**EXERCISE GOAL**. Will you write out the data exactly, excluding every picture?

**DATA EXTRACT**.
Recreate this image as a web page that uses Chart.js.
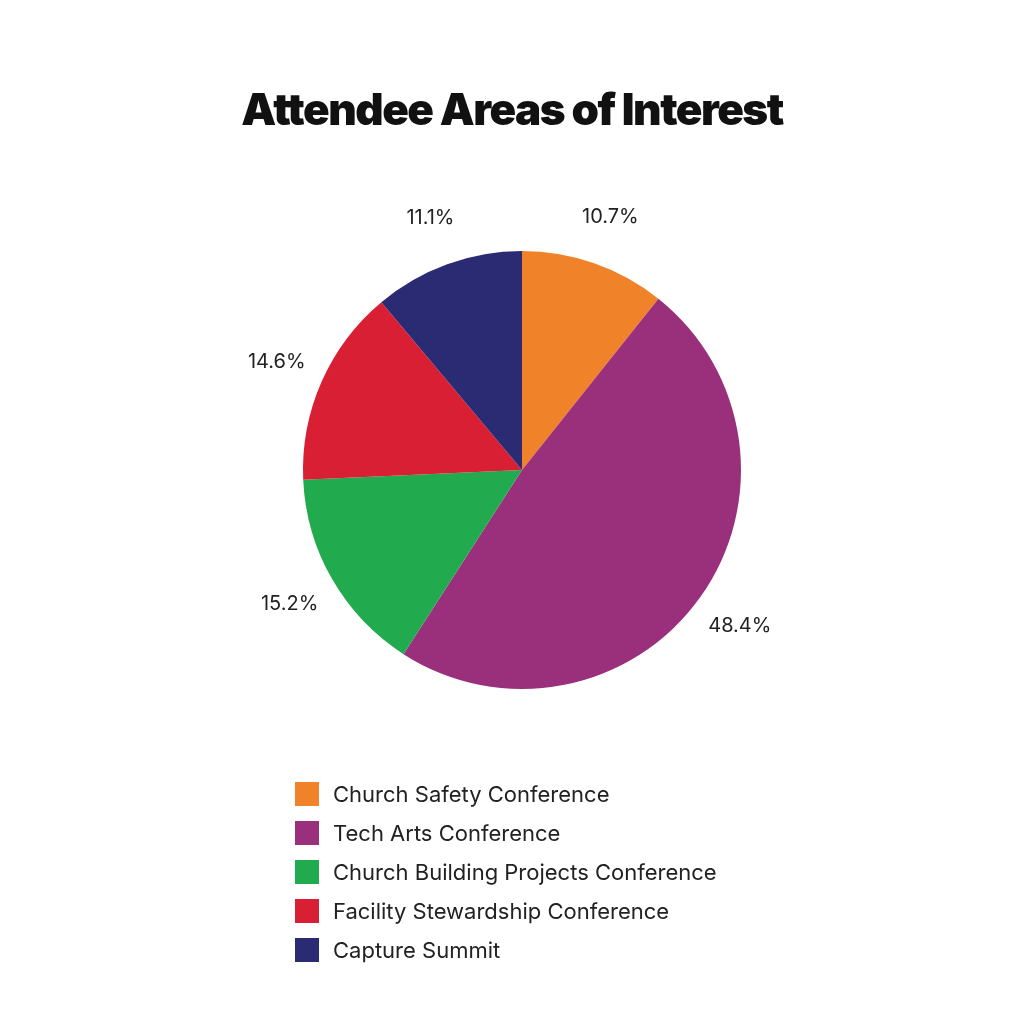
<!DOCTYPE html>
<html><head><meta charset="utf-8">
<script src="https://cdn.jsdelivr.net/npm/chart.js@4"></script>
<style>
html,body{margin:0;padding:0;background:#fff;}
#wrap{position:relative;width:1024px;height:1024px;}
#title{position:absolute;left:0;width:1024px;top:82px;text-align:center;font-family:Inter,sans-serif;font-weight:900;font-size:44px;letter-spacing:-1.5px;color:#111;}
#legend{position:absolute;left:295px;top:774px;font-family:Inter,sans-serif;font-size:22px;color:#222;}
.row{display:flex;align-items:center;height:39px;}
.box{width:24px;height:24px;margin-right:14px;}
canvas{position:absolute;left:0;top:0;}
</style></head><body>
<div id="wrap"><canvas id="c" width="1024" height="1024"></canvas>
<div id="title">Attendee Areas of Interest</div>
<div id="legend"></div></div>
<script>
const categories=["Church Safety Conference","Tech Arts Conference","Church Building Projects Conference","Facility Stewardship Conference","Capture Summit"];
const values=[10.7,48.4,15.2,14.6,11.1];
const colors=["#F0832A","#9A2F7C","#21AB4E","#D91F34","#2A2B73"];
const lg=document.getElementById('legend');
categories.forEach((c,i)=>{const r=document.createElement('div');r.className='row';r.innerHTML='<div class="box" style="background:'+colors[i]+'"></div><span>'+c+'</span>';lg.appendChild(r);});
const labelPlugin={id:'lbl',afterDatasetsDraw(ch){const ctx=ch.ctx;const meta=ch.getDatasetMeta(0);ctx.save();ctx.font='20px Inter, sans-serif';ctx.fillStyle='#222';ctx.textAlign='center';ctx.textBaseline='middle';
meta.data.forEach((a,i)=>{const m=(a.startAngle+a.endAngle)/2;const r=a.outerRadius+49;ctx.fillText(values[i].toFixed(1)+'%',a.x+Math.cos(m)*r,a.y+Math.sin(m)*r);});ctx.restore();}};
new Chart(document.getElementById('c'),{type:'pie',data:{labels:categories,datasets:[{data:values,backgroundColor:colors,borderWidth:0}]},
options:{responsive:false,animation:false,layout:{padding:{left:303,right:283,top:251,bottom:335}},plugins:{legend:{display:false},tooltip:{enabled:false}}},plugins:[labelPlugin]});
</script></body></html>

**WRITTEN RESPONSE**.
Recreate this image as a web page that uses Chart.js.
<!DOCTYPE html>
<html><head><meta charset="utf-8">
<script src="https://cdn.jsdelivr.net/npm/chart.js@4"></script>
<style>
html,body{margin:0;padding:0;background:#fff;}
#wrap{position:relative;width:1024px;height:1024px;}
#title{position:absolute;left:0;width:1024px;top:82px;text-align:center;font-family:Inter,sans-serif;font-weight:900;font-size:44px;letter-spacing:-1.5px;color:#111;}
#legend{position:absolute;left:295px;top:774px;font-family:Inter,sans-serif;font-size:22px;color:#222;}
.row{display:flex;align-items:center;height:39px;}
.box{width:24px;height:24px;margin-right:14px;}
canvas{position:absolute;left:0;top:0;}
</style></head><body>
<div id="wrap"><canvas id="c" width="1024" height="1024"></canvas>
<div id="title">Attendee Areas of Interest</div>
<div id="legend"></div></div>
<script>
const categories=["Church Safety Conference","Tech Arts Conference","Church Building Projects Conference","Facility Stewardship Conference","Capture Summit"];
const values=[10.7,48.4,15.2,14.6,11.1];
const colors=["#F0832A","#9A2F7C","#21AB4E","#D91F34","#2A2B73"];
const lg=document.getElementById('legend');
categories.forEach((c,i)=>{const r=document.createElement('div');r.className='row';r.innerHTML='<div class="box" style="background:'+colors[i]+'"></div><span>'+c+'</span>';lg.appendChild(r);});
const labelPlugin={id:'lbl',afterDatasetsDraw(ch){const ctx=ch.ctx;const meta=ch.getDatasetMeta(0);ctx.save();ctx.font='20px Inter, sans-serif';ctx.fillStyle='#222';ctx.textAlign='center';ctx.textBaseline='middle';
meta.data.forEach((a,i)=>{const m=(a.startAngle+a.endAngle)/2;const r=a.outerRadius+49;ctx.fillText(values[i].toFixed(1)+'%',a.x+Math.cos(m)*r,a.y+Math.sin(m)*r);});ctx.restore();}};
new Chart(document.getElementById('c'),{type:'pie',data:{labels:categories,datasets:[{data:values,backgroundColor:colors,borderWidth:0}]},
options:{responsive:false,animation:false,layout:{padding:{left:303,right:283,top:251,bottom:335}},plugins:{legend:{display:false},tooltip:{enabled:false}}},plugins:[labelPlugin]});
</script></body></html>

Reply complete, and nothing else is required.